Within about 20 minutes of arriving in Paris, I became hyper aware not only of the French girl uniform (story tk tk tk), but of her uniform shoe: the white sneaker. I’m not using literally figuratively when I say literally everyone, their baby, and their mom is wearing white tennis shoes of some sort. Dudes too, this trend is for everyone.
Stan Smith Adidas were a huge deal in LA about five years ago–like if you didn’t have a pair then who the heck even were you. I wanted to be cool so I skipped Stan Smith’s for a pair of Marks & Spencer’s that were “designed” by Alexa Chung, but it was the same aesthetic: low top, white puffy leather, white laces, chill round toe that looked simultaneously preppy and casual. I didn’t hang out enough in Paris over the last few years to know if they’re still riding that same initial shoe wave, or if the wave broke later here and I arrived at the beach right in the middle of it. Ocean metaphor.
The models you see the most are the Stan Smiths, vintage-inspired Reeboks, and a new round of Adidas that are designed to look like vintage-inspired Reeboks. This combination is especially true of the millennials and anyone a little older, maybe a hip GenX-er. They wear them with jeans, with trousers, with dresses, with skirts. Somehow it always looks good, no wonder it’s such a thing. For GenZ and Millennials trying to hold on to their youth, it’s a mix of these shoes, but also more of a Spice Girls, Fila, even Skechers type of sneaker: all big and clunky, giving off Sailor Moon vibes. Still all-white.

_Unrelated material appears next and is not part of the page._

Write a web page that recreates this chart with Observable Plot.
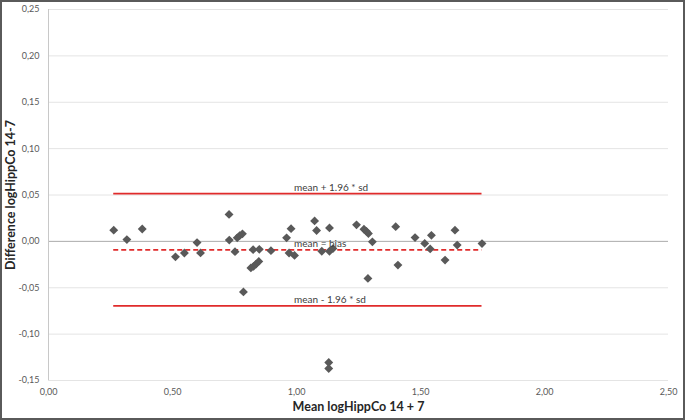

It’s one thing to see a fair amount of kids doing something and feeling like you have a trend coming on. The sheer proliferation of this white shoe thing is a goddamn epidemic here, and I’m curious to know why.
One theory I have is comfort. People in Paris walk a lot. It’s the thing they do most after or during carrying baguettes. You have to walk everywhere, or walk to the Metro to then take that everywhere, so there isn’t much high heel-wearing, sadly. Boots are great, but it’s not winter yet and they’re still not as comfortable as tennis shoes, so why not just make tennis shoes on-trend for everyone’s sake?
My other theory is that it’s part and parcel of an overall homogeneity we keep noticing in Paris. It is a very diverse and eclectic city, but it seems like trends in food, wardrobe, hair, decor are somewhat narrow. They’re not bad trends, there just isn’t much deviation from them. OR, to be totally fair and bare witness to my geographic bias: maybe there is just less deviation than there is in LA. It’s too soon to tell, and I may be talking out of my ass, but I keep getting the sense that people in Paris aren’t trying to be trend-setting supernovas of individuality quite as much as they tend to be in LA. I always thought this was a stereotype of how the world viewed Los Angeles, but maybe it’s true, and I’m just not used to a city with quite so much chill. So everyone wears white shoes.
Whatever the reason, I’m glad I brought my white Feiyue high tops that are actually martial arts shoes, and my white Onitsuka Tigers, but I’m sad that my Reeboks and Adidas are in a container somewhere in the Atlantic, to be delivered in the near future. Hopefully the trend hasn’t waned by then.